Traditional antique tribal Afshari rug from central Iran. This impressive geometric motif is often referred to as a ‘shield’ design.
Very minor wear with generally excellent wool pile. Fringes and side cords are in fine shape with a smidgen of wear on the side cords.
Aside from the predominant reds, whites and blues, the carpet also displays green and yellow.
The rug is woven from natural wool and natural cotton. The field is filled with small icons and blue boteh figures.
Woven in the mid 20th century (1950s – 1960s). The exact size of the carpet is 5 ft. 6 in. by 4 ft. 6 in.
Last photo with silver dollar shows the back. Afshar rugs are often fairly square in shape compared to other tribal rugs that are more rectangular.
A lovely example of a traditional Afshari rug for an appreciative collector.
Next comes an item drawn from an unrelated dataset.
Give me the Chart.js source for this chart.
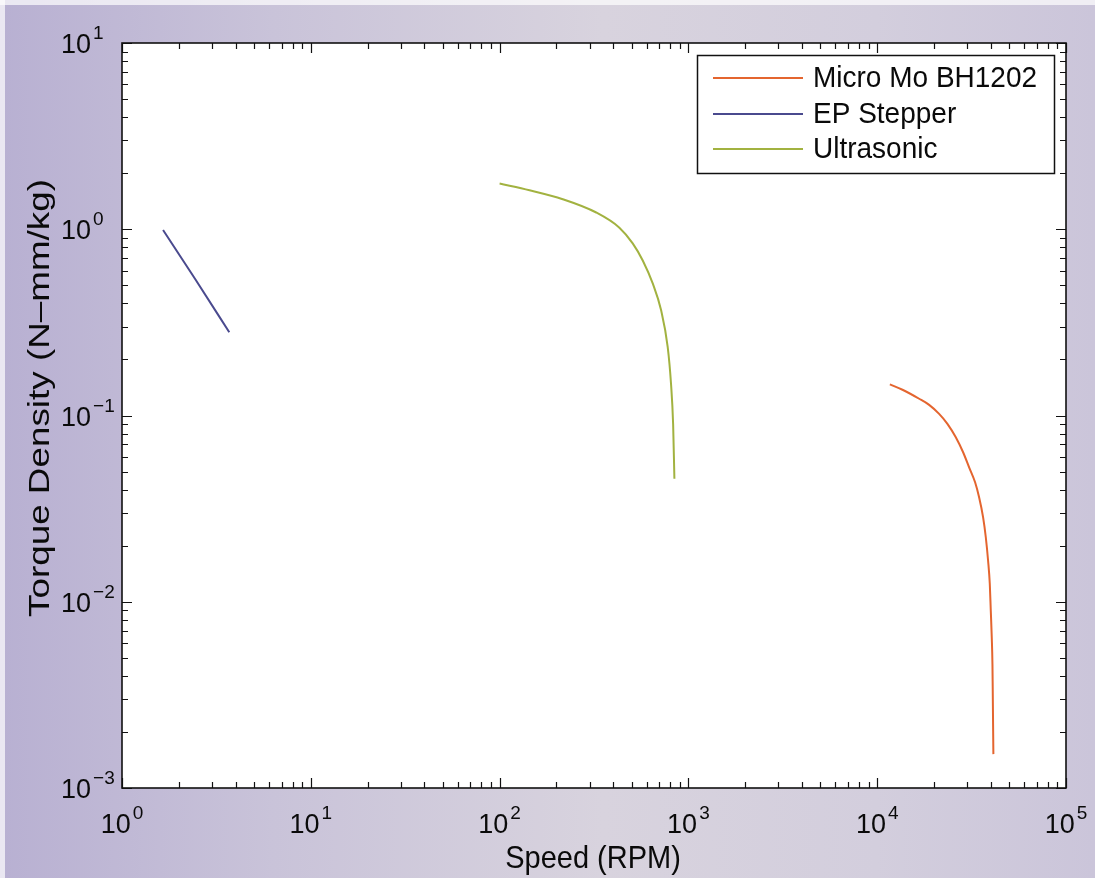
<!DOCTYPE html>
<html>
<head>
<meta charset="utf-8">
<script src="https://cdn.jsdelivr.net/npm/chart.js@4.4.0/dist/chart.umd.min.js"></script>
<style>
  html, body { margin: 0; padding: 0; background: #cfc9d9; }
  #wrap { width: 1095px; height: 878px; position: relative; }
  canvas { display: block; }
</style>
</head>
<body>
<div id="wrap"><canvas id="c" width="1095" height="878"></canvas></div>
<script>
// ---------------- data ----------------
const seriesNames = ['Micro Mo BH1202', 'EP Stepper', 'Ultrasonic'];
const seriesColors = ['#e4652f', '#4a4a8e', '#a2b240'];

const microMoSpeed  = [11670, 13610, 16680, 18840, 21280, 23550, 26080, 28510, 30680, 33000,
                       34650, 36390, 37600, 38670, 39480, 39960, 40440, 40780, 40910, 41240];
const microMoTorque = [0.147, 0.1375, 0.123, 0.114, 0.102, 0.0902, 0.0764, 0.0635, 0.0527, 0.0438,
                       0.0364, 0.0284, 0.0222, 0.0166, 0.01245, 0.00895, 0.00643, 0.00462, 0.00346, 0.00152];

const stepperSpeed  = [1.65, 2.45, 3.70];
const stepperTorque = [0.99, 0.537, 0.28];

const ultraSpeed  = [100, 144, 216, 325, 431, 507, 573, 648, 717, 777, 809, 830, 843];
const ultraTorque = [1.76, 1.62, 1.45, 1.23, 1.02, 0.84, 0.68, 0.51, 0.367, 0.233, 0.148, 0.090, 0.0457];

const xTickValues = [1, 10, 100, 1000, 10000, 100000];
const xTickExps   = ['0', '1', '2', '3', '4', '5'];
const yTickValues = [10, 1, 0.1, 0.01, 0.001];
const yTickExps   = ['1', '0', '\u22121', '\u22122', '\u22123'];
const tickBase = '10';

const xTitle = 'Speed (RPM)';
const yTitle = 'Torque Density (N\u2013mm/kg)';

// ---------------- build ----------------
function zip(xs, ys) { return xs.map((x, i) => ({ x: x, y: ys[i] })); }
const seriesData = [zip(microMoSpeed, microMoTorque), zip(stepperSpeed, stepperTorque), zip(ultraSpeed, ultraTorque)];

const FONT = '"Liberation Sans", Arial, Helvetica, sans-serif';

const decorPlugin = {
  id: 'decor',
  beforeDraw(chart) {
    const ctx = chart.ctx, W = chart.width, H = chart.height;
    ctx.save();
    const g = ctx.createLinearGradient(0, 0, W, 0);
    g.addColorStop(0, '#b8b0d2');
    g.addColorStop(0.25, '#c9c3d9');
    g.addColorStop(0.55, '#d8d3de');
    g.addColorStop(0.8, '#d3cedd');
    g.addColorStop(1, '#cbc5da');
    ctx.fillStyle = g;
    ctx.fillRect(0, 0, W, H);
    ctx.fillStyle = 'rgba(255,255,255,0.7)';
    ctx.fillRect(0, 0, W, 5);
    ctx.fillRect(0, 0, 5, H);
    const a = chart.chartArea;
    ctx.fillStyle = '#ffffff';
    ctx.fillRect(a.left, a.top, a.right - a.left, a.bottom - a.top);
    ctx.restore();
  },
  afterDraw(chart) {
    const ctx = chart.ctx, a = chart.chartArea;
    const xs = chart.scales.x, ys = chart.scales.y;
    ctx.save();
    ctx.strokeStyle = '#111';
    ctx.lineWidth = 1.2;
    // ticks
    const majorLen = 10, minorLen = 6;
    ctx.beginPath();
    for (let d = 0; d < xTickValues.length; d++) {
      const base = xTickValues[d];
      for (let m = 1; m <= 9; m++) {
        const v = base * m;
        if (v > xTickValues[xTickValues.length - 1]) break;
        const px = Math.round(xs.getPixelForValue(v)) + 0.5;
        const len = m === 1 ? majorLen : minorLen;
        ctx.moveTo(px, a.bottom); ctx.lineTo(px, a.bottom - len);
        ctx.moveTo(px, a.top); ctx.lineTo(px, a.top + len);
      }
    }
    for (let d = 0; d < yTickValues.length; d++) {
      const base = yTickValues[d];
      for (let m = 1; m <= 9; m++) {
        const v = base * m;
        if (v > yTickValues[0]) break;
        const py = Math.round(ys.getPixelForValue(v)) + 0.5;
        const len = m === 1 ? majorLen : minorLen;
        ctx.moveTo(a.left, py); ctx.lineTo(a.left + len, py);
        ctx.moveTo(a.right, py); ctx.lineTo(a.right - len, py);
      }
    }
    ctx.stroke();
    // frame
    ctx.lineWidth = 1.6;
    ctx.strokeRect(a.left, a.top, a.right - a.left, a.bottom - a.top);

    // tick labels
    ctx.fillStyle = '#0a0a0a';
    ctx.textBaseline = 'alphabetic';
    const bigF = '27px ' + FONT, smallF = '19px ' + FONT;
    xTickValues.forEach((v, i) => {
      const px = xs.getPixelForValue(v);
      ctx.font = bigF; const w1 = ctx.measureText(tickBase).width;
      ctx.font = smallF; const w2 = ctx.measureText(xTickExps[i]).width;
      const left = px - (w1 + 2 + w2) / 2;
      ctx.font = bigF; ctx.textAlign = 'left';
      ctx.fillText(tickBase, left, 833);
      ctx.font = smallF;
      ctx.fillText(xTickExps[i], left + w1 + 2, 819);
    });
    yTickValues.forEach((v, i) => {
      const py = ys.getPixelForValue(v);
      ctx.font = bigF; ctx.textAlign = 'left';
      const w1 = ctx.measureText(tickBase).width;
      ctx.fillText(tickBase, 61, py + 10);
      ctx.font = smallF;
      ctx.fillText(yTickExps[i], 61 + w1 + 2, py - 4);
    });

    // axis titles
    ctx.font = '29px ' + FONT;
    ctx.textAlign = 'center';
    ctx.textBaseline = 'middle';
    ctx.save();
    ctx.translate(593, 859);
    ctx.scale(1, 1.08);
    ctx.fillText(xTitle, 0, 0);
    ctx.restore();
    ctx.save();
    ctx.translate(41, 398);
    ctx.rotate(-Math.PI / 2);
    ctx.scale(1.27, 1);
    ctx.fillText(yTitle, 0, 0);
    ctx.restore();

    // legend
    const lx = 697, ly = 55, lw = 357, lh = 118;
    ctx.fillStyle = '#ffffff';
    ctx.fillRect(lx, ly, lw, lh);
    ctx.strokeStyle = '#111';
    ctx.lineWidth = 1.5;
    ctx.strokeRect(lx + 0.5, ly + 0.5, lw, lh);
    const rows = [78, 114, 149];
    ctx.font = '28px ' + FONT;
    ctx.textAlign = 'left';
    ctx.textBaseline = 'middle';
    chart.data.datasets.forEach((ds, i) => {
      ctx.strokeStyle = ds.borderColor;
      ctx.lineWidth = 2;
      ctx.beginPath();
      ctx.moveTo(713, rows[i]); ctx.lineTo(803, rows[i]);
      ctx.stroke();
      ctx.fillStyle = '#0a0a0a';
      ctx.save();
      ctx.translate(813, rows[i] + 1);
      ctx.scale(1, 1.06);
      ctx.fillText(ds.label, 0, 0);
      ctx.restore();
    });
    ctx.restore();
  }
};

new Chart(document.getElementById('c'), {
  type: 'scatter',
  data: {
    datasets: seriesNames.map((n, i) => ({
      label: n,
      data: seriesData[i],
      showLine: true,
      borderColor: seriesColors[i],
      backgroundColor: seriesColors[i],
      borderWidth: 2,
      pointRadius: 0,
      cubicInterpolationMode: 'monotone',
      fill: false
    }))
  },
  options: {
    responsive: false,
    animation: false,
    devicePixelRatio: 1,
    layout: { padding: { left: 0, right: 29, top: 43, bottom: 0 } },
    plugins: { legend: { display: false }, tooltip: { enabled: false } },
    scales: {
      x: {
        type: 'logarithmic', min: 1, max: 100000,
        grid: { display: false }, border: { display: false },
        ticks: { display: false },
        afterFit(s) { s.height = 90; }
      },
      y: {
        type: 'logarithmic', min: 0.001, max: 10,
        grid: { display: false }, border: { display: false },
        ticks: { display: false },
        afterFit(s) { s.width = 122; }
      }
    }
  },
  plugins: [decorPlugin]
});
</script>
</body>
</html>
The Afshar tribe has a remarkable history, and its weavers create some of the most beautiful village rugs in Iran.
Describing the Afshar, Wikipedia notes:
“The Afshar, also spelled Awshar or Afşar, are one of the Oghuz Turkic peoples. These originally nomadic Oghuz tribes moved from Central Asia and initially settled in Iranian Azerbaijan, later being relocated by the Safavids to Khurasan and Mazandaran. Today, they are variously grouped as a branch of the Turkmens or the Azerbaijanis.
Afshars in Iran remain a largely nomadic group, with tribes in central Anatolia, northern Iran, and Azerbaijan. They were the founders of the Afsharid and Karamanid dynasties. Nader Shah, who became Shah of Iran in 1736, was from the Qirqlu tribe of Afshar.”
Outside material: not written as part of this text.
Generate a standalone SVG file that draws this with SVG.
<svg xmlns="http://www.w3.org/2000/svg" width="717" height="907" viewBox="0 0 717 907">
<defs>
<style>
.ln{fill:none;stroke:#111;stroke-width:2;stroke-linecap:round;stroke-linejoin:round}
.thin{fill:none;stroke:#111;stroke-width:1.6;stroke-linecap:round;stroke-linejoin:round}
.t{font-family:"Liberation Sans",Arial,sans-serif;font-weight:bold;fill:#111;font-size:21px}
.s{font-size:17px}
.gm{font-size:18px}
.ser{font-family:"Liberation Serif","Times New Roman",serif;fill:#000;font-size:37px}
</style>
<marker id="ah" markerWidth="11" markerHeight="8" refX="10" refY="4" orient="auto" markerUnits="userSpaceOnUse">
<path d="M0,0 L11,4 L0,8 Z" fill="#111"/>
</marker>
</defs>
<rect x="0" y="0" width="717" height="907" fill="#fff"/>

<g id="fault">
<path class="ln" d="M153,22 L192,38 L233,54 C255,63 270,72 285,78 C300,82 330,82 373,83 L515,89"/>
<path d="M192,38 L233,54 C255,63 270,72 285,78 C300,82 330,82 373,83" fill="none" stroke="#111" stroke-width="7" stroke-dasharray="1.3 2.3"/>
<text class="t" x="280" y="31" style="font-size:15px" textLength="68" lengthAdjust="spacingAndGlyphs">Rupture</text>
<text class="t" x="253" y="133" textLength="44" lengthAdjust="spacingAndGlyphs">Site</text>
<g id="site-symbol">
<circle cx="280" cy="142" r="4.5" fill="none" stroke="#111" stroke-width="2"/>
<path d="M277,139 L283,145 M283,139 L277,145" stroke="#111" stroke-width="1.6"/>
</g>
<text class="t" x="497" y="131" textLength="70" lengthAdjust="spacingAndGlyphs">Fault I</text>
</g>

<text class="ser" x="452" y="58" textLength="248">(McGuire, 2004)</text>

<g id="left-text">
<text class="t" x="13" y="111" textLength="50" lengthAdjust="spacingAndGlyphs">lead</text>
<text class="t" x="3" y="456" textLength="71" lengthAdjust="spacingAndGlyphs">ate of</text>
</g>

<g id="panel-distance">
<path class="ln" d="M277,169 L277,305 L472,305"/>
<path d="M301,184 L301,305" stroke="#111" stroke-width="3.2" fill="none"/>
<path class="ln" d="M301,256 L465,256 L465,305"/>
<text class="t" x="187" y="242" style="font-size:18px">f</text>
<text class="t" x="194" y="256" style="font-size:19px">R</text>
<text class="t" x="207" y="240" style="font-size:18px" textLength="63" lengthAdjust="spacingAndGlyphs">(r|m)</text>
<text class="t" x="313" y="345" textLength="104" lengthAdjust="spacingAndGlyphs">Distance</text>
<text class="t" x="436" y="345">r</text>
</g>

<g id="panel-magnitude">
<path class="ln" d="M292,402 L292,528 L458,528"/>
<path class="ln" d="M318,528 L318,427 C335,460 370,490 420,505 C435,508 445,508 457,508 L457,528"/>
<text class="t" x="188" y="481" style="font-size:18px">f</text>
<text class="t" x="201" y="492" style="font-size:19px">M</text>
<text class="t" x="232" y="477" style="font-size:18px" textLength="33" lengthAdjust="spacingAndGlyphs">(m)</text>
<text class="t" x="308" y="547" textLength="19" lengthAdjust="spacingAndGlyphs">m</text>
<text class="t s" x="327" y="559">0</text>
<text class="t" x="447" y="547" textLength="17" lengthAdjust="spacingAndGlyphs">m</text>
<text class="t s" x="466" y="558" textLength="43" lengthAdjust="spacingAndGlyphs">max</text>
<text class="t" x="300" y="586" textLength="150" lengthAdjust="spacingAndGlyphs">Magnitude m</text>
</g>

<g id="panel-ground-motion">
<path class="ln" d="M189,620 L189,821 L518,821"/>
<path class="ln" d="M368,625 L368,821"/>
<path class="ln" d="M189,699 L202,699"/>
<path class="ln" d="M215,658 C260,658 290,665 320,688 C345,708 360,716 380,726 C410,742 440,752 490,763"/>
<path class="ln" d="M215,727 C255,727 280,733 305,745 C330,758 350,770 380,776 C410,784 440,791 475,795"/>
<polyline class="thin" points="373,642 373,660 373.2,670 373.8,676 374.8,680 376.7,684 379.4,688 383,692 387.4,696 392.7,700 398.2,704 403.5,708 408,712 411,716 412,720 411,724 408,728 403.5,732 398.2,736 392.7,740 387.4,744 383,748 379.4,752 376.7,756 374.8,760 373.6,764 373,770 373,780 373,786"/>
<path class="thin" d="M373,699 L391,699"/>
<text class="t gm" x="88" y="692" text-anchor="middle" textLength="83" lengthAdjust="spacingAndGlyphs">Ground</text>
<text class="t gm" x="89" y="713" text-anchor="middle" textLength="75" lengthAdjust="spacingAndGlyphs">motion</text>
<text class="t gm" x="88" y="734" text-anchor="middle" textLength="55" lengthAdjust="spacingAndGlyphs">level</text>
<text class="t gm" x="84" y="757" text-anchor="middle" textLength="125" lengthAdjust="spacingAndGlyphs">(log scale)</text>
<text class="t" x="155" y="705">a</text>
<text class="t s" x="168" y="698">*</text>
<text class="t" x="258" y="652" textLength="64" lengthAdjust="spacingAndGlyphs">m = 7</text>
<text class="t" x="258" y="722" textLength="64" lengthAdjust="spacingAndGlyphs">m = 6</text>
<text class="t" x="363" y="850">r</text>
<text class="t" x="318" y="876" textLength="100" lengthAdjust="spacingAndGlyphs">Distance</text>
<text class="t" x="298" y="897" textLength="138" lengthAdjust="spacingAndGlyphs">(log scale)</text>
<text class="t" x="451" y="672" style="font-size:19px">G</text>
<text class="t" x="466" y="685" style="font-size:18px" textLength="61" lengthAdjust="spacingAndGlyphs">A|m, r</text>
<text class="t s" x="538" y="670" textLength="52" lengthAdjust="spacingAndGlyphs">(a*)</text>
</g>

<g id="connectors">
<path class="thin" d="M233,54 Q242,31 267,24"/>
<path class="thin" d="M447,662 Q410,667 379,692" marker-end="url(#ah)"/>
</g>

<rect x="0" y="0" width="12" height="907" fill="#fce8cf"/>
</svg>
The boteh icon, quite common in Persian rugs, has a fascinating history. This pattern, which has also appeared in India, has been popular in Persian carpets for several centuries.
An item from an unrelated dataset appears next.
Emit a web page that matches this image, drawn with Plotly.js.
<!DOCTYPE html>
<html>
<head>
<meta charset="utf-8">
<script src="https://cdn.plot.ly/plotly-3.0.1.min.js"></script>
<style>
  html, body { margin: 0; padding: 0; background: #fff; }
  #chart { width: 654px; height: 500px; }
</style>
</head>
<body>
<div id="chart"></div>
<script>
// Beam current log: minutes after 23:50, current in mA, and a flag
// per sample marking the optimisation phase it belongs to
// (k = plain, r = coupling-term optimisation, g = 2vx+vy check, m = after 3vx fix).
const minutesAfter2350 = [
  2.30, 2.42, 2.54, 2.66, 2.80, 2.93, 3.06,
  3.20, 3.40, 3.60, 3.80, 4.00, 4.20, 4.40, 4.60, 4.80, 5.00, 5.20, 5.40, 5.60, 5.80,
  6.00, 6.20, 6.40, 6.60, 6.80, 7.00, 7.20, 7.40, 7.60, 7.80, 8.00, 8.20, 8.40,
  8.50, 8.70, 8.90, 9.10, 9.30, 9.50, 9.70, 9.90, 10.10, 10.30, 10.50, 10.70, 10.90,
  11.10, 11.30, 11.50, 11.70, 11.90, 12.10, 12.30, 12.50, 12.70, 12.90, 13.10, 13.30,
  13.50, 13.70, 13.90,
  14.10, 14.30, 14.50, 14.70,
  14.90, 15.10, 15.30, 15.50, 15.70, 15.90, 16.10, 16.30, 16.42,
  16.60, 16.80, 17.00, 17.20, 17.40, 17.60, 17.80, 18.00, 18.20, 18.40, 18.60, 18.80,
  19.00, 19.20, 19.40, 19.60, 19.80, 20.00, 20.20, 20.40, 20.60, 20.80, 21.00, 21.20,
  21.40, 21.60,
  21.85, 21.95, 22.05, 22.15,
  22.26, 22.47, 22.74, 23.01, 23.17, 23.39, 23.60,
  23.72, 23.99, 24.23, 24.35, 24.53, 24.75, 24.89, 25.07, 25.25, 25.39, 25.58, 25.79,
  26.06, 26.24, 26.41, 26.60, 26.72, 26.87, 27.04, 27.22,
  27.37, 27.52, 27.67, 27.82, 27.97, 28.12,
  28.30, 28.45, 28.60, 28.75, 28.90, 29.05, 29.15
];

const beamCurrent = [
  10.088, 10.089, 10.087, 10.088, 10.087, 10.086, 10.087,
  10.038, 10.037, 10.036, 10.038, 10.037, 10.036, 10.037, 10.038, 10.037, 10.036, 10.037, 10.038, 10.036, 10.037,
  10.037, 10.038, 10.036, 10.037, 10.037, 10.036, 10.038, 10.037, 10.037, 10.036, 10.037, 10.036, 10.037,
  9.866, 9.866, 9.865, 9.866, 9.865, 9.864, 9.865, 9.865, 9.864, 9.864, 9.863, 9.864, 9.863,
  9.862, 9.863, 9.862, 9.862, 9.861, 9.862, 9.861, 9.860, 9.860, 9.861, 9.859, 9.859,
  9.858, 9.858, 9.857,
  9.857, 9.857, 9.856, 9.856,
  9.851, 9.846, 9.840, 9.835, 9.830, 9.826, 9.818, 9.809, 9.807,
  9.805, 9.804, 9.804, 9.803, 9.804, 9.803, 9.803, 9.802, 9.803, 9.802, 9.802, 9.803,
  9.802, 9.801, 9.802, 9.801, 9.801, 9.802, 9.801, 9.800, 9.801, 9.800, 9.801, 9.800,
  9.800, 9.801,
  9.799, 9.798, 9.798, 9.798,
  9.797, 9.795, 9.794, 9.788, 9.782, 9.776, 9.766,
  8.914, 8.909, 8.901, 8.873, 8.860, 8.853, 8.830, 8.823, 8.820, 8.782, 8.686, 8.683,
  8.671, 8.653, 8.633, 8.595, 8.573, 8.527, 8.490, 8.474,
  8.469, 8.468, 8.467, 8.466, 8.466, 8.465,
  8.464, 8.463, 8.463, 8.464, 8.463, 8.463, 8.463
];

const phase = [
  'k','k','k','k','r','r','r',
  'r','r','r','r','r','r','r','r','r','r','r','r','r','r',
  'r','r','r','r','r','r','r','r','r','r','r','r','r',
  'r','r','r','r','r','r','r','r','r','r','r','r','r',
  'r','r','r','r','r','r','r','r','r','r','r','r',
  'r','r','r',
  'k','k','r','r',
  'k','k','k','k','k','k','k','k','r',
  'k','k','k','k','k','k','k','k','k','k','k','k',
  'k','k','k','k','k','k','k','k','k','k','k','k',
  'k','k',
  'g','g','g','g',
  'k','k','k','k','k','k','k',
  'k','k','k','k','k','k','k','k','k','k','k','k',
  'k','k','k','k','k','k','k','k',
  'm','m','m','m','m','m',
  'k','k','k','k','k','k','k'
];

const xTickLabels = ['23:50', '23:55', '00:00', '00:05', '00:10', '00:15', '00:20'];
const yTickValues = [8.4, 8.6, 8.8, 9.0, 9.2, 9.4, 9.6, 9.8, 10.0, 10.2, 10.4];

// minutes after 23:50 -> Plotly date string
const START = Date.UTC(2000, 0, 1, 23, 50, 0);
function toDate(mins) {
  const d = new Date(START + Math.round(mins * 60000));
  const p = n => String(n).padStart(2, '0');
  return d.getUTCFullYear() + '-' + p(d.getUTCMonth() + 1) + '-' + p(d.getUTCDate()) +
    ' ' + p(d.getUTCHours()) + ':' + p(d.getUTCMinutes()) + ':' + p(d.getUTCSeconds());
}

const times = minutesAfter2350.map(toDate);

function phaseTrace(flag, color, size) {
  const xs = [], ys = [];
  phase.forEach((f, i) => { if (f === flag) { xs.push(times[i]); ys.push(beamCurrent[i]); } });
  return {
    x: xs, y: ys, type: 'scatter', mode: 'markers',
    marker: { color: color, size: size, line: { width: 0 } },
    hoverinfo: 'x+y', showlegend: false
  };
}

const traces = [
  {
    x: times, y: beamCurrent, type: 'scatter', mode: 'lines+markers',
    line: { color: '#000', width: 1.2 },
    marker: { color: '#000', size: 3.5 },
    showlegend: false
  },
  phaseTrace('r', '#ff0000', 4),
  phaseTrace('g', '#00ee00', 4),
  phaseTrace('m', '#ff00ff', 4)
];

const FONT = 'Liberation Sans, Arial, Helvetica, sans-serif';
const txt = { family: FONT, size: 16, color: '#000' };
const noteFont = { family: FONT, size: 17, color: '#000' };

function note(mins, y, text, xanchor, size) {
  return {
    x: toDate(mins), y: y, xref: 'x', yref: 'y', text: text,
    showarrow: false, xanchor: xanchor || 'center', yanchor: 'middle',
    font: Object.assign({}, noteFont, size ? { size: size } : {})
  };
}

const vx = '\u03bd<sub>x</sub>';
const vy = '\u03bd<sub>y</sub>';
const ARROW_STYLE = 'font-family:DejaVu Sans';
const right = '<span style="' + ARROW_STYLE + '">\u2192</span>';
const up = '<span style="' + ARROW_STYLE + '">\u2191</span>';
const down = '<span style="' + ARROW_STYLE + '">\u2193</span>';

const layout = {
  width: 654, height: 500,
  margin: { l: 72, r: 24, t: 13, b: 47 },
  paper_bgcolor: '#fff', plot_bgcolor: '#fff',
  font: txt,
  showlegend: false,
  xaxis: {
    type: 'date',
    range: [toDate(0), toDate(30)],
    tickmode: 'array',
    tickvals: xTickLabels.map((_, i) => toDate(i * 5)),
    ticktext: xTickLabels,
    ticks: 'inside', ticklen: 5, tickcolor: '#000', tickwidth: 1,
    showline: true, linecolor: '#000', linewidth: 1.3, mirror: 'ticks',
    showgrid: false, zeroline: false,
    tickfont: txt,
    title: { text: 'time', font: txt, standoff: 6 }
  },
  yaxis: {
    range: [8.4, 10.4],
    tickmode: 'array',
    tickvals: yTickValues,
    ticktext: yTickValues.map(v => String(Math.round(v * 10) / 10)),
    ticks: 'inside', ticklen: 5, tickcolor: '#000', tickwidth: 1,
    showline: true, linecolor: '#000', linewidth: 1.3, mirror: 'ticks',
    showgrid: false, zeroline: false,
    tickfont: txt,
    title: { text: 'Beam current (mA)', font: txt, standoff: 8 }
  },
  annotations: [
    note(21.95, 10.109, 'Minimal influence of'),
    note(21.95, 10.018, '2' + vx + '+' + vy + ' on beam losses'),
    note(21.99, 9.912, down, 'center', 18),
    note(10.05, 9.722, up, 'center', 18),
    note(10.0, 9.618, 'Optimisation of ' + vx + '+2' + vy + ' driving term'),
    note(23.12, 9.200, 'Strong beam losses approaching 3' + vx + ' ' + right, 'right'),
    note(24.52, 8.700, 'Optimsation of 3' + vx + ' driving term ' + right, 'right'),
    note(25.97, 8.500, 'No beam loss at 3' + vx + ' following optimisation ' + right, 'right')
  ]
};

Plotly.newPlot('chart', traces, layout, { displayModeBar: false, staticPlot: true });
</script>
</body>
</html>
Copied by the British textile industry, the design is often known as Paisley, named after the Scottish town which produced the textiles in mass. The boteh, of course, appeared as a key element in Persian rugs and textiles long before the British borrowed it for their textiles.
The boteh, which can look like leaves, drops of water, little cobras, tadpoles, and many other figures, may date all the way back to ancient Zoroastrianism, over 2500 years ago.
Regarding the origins of the boteh, Wikipedia asserts:
“Some design scholars believe it is the convergence of a stylized floral spray and a cypress tree: a Zoroastrian symbol of life and eternity. Paisley is the quintessential visual metaphor of Iran’s bifurcated and tormented identity – riven between Arabic Islam and pre-Islamic Persian creeds. It is a bent cedar, and the cedar is the tree Zarathustra planted in paradise. The heavenly tree was “bent” under the weight of the Arab invasion and Muslim conquest of Persia. The “bent” cedar is also the sign of strength and resistance but modesty.
According to Azerbaijani historians, the design comes from ancient times of Zoroastrianism and is an expression of the essence of that religion. It subsequently became a decorative element widely used in Azerbaijani culture and architecture.”